**SUPPLIED INFORMATION:**
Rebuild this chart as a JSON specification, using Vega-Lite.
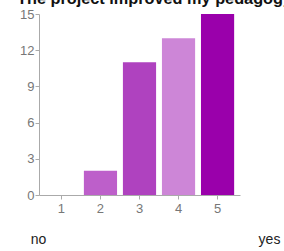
{
  "$schema": "https://vega.github.io/schema/vega-lite/v6.json",
  "autosize": {"type": "none"},
  "padding": {"left": 39, "top": 14, "right": 44, "bottom": 56},
  "width": 201,
  "height": 181,
  "background": "white",
  "title": {
    "text": "The project improved my pedagogy",
    "anchor": "start",
    "frame": "group",
    "dx": -22,
    "offset": 1,
    "font": "Liberation Sans",
    "fontSize": 16.3,
    "fontWeight": "bold",
    "color": "#111111"
  },
  "config": {
    "view": {"stroke": null},
    "axis": {"grid": false, "labelFont": "Liberation Sans", "titleFont": "Liberation Sans"}
  },
  "layer": [
    {
      "data": {"values": [
        {"rating": "1", "count": 0, "c": "c1"},
        {"rating": "2", "count": 2, "c": "c2"},
        {"rating": "3", "count": 11, "c": "c3"},
        {"rating": "4", "count": 13, "c": "c4"},
        {"rating": "5", "count": 15, "c": "c5"}
      ]},
      "mark": {"type": "bar"},
      "encoding": {
        "x": {
          "field": "rating", "type": "ordinal",
          "scale": {"paddingInner": 0.15, "paddingOuter": 0.15},
          "axis": {"title": null, "labelAngle": 0, "labelFontSize": 13, "labelColor": "#777777",
                   "domainColor": "#aaaaaa", "tickColor": "#aaaaaa", "tickSize": 4, "labelPadding": 3}
        },
        "y": {
          "field": "count", "type": "quantitative",
          "scale": {"domain": [0, 15]},
          "axis": {"title": null, "values": [0, 3, 6, 9, 12, 15], "labelFontSize": 13, "labelColor": "#777777",
                   "domainColor": "#aaaaaa", "tickColor": "#aaaaaa", "tickSize": 4, "labelPadding": 1}
        },
        "color": {
          "field": "c", "type": "nominal", "legend": null,
          "scale": {"domain": ["c1", "c2", "c3", "c4", "c5"],
                    "range": ["#bb55cc", "#bd5fca", "#af42bf", "#cd86d7", "#9a00ab"]}
        }
      }
    },
    {
      "data": {"values": [{"end": "no"}, {"end": "yes"}]},
      "mark": {"type": "point", "opacity": 0},
      "encoding": {
        "x": {
          "field": "end", "type": "nominal",
          "scale": {"type": "point", "domain": ["no", "yes"], "range": [-1, 230], "padding": 0},
          "axis": {"orient": "bottom", "title": null, "domain": false, "ticks": false, "labelAngle": 0,
                   "labelFontSize": 14, "labelColor": "#222222", "offset": 37, "labelPadding": 0}
        }
      }
    }
  ],
  "resolve": {"scale": {"x": "independent"}, "axis": {"x": "independent"}}
}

**WORK REQUIRED:**
Give back the whole listing as it stands, minus its pictures.

**RESPONSE:**
Rebuild this chart as a JSON specification, using Vega-Lite.
{
  "$schema": "https://vega.github.io/schema/vega-lite/v6.json",
  "autosize": {"type": "none"},
  "padding": {"left": 39, "top": 14, "right": 44, "bottom": 56},
  "width": 201,
  "height": 181,
  "background": "white",
  "title": {
    "text": "The project improved my pedagogy",
    "anchor": "start",
    "frame": "group",
    "dx": -22,
    "offset": 1,
    "font": "Liberation Sans",
    "fontSize": 16.3,
    "fontWeight": "bold",
    "color": "#111111"
  },
  "config": {
    "view": {"stroke": null},
    "axis": {"grid": false, "labelFont": "Liberation Sans", "titleFont": "Liberation Sans"}
  },
  "layer": [
    {
      "data": {"values": [
        {"rating": "1", "count": 0, "c": "c1"},
        {"rating": "2", "count": 2, "c": "c2"},
        {"rating": "3", "count": 11, "c": "c3"},
        {"rating": "4", "count": 13, "c": "c4"},
        {"rating": "5", "count": 15, "c": "c5"}
      ]},
      "mark": {"type": "bar"},
      "encoding": {
        "x": {
          "field": "rating", "type": "ordinal",
          "scale": {"paddingInner": 0.15, "paddingOuter": 0.15},
          "axis": {"title": null, "labelAngle": 0, "labelFontSize": 13, "labelColor": "#777777",
                   "domainColor": "#aaaaaa", "tickColor": "#aaaaaa", "tickSize": 4, "labelPadding": 3}
        },
        "y": {
          "field": "count", "type": "quantitative",
          "scale": {"domain": [0, 15]},
          "axis": {"title": null, "values": [0, 3, 6, 9, 12, 15], "labelFontSize": 13, "labelColor": "#777777",
                   "domainColor": "#aaaaaa", "tickColor": "#aaaaaa", "tickSize": 4, "labelPadding": 1}
        },
        "color": {
          "field": "c", "type": "nominal", "legend": null,
          "scale": {"domain": ["c1", "c2", "c3", "c4", "c5"],
                    "range": ["#bb55cc", "#bd5fca", "#af42bf", "#cd86d7", "#9a00ab"]}
        }
      }
    },
    {
      "data": {"values": [{"end": "no"}, {"end": "yes"}]},
      "mark": {"type": "point", "opacity": 0},
      "encoding": {
        "x": {
          "field": "end", "type": "nominal",
          "scale": {"type": "point", "domain": ["no", "yes"], "range": [-1, 230], "padding": 0},
          "axis": {"orient": "bottom", "title": null, "domain": false, "ticks": false, "labelAngle": 0,
                   "labelFontSize": 14, "labelColor": "#222222", "offset": 37, "labelPadding": 0}
        }
      }
    }
  ],
  "resolve": {"scale": {"x": "independent"}, "axis": {"x": "independent"}}
}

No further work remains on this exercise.